Think of what that means if we let it sink in.  It would suggest, not only in our relationship to God, but even in our society's way of thinking about infractions against the law and even criminal justice, that the goal is restoring relationship and setting things right again, not necessarily about paying some societal "debt" behind bars for a certain amount of time.  It is easy, given our current criminal justice system, to reduce actions to quantifiable sentences of jail time--as in, "That robbery was worth the equivalent of ten years in prison," or "That person owes society his whole life because of what he has done, so we have to execute him in the name of settling the score!"  But all of that suggests that there is some eternal accounting department that must be satisfied, rather than a God who wills for relationships to be restored and for wrongs to be set right.  Those are two very different pictures of God, to be honest.  One suggests that the math adding up correctly is the most important thing, and the other suggests that God would rather have us than the $4.99 for a new mug.

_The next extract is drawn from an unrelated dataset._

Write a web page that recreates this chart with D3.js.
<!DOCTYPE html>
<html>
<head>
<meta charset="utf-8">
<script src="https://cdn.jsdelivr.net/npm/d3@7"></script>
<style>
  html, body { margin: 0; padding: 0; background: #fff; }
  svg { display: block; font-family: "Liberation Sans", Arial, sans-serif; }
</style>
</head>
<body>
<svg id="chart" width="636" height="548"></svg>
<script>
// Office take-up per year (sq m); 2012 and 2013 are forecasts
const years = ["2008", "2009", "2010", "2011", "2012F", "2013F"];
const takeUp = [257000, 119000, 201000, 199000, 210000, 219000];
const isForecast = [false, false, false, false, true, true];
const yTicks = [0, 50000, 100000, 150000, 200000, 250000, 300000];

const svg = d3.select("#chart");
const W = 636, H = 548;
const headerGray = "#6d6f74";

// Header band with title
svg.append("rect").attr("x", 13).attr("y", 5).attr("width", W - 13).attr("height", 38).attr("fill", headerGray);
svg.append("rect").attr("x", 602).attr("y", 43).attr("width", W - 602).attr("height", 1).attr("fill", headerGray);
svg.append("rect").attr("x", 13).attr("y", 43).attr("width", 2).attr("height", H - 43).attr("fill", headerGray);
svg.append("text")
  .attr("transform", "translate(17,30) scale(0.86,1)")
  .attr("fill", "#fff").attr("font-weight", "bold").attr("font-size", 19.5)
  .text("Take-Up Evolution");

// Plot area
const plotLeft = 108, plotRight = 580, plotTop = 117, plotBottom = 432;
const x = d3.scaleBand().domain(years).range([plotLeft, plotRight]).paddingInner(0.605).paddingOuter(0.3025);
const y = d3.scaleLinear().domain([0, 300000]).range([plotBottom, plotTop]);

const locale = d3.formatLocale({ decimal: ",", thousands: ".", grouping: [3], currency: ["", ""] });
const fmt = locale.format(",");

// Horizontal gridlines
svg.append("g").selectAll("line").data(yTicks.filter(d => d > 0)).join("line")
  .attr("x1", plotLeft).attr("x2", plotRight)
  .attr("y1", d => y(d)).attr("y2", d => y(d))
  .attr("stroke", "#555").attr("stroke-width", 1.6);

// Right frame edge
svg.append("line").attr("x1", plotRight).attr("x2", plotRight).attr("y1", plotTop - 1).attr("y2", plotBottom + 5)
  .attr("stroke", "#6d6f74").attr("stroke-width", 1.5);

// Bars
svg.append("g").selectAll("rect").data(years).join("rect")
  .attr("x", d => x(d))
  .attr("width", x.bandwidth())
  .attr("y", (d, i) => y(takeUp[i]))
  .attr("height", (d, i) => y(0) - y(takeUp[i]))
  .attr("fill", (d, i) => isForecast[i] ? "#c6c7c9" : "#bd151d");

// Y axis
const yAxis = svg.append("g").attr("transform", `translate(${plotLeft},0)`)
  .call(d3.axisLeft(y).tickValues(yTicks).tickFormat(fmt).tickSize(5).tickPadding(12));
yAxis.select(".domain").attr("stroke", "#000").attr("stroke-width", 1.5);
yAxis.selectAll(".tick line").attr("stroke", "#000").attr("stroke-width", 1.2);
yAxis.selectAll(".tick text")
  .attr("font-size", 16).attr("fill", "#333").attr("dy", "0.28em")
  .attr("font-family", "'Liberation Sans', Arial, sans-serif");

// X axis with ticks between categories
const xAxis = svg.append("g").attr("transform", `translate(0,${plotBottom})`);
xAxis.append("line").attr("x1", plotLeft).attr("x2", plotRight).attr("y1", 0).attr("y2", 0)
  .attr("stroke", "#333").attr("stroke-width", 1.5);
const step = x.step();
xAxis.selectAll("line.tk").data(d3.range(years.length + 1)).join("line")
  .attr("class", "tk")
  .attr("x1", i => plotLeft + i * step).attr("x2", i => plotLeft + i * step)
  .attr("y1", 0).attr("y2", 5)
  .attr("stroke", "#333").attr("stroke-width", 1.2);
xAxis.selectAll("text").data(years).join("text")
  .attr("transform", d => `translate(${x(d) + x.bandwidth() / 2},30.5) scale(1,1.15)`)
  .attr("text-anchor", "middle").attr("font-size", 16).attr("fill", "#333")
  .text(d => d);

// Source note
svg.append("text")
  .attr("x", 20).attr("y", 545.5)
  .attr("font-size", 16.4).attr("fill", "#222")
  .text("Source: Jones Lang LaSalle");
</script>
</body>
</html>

If the work of justice systems is to repair what is broken, to restore what has been taken away, and to make relationships possible again, then it will change how we see people who have made bad choices, broken laws, and caused harm.  It will mean we see them--gasp--as God does, which is more like children in a household who are loved even when they break things or hurt each other, rather than as irredeemable wretches.  Where there is forgiveness, there is no more offering for sin.  Where there is forgiveness, we no longer have to define people by their worst moments or biggest failures.  Where there is forgiveness, there is hope for the future, and for a beginning again.

How can you and I be a part of helping other people (and maybe ourselves, too) to pick up the pieces and begin again, rather than dooming other children in the household to being branded with their worst mistakes forever?  How can we be a part of God's eternal restarting with the world... today?  That seems a good way to spend this day.

Lord God, give us the hope and courage to begin again today--with you, and with one another.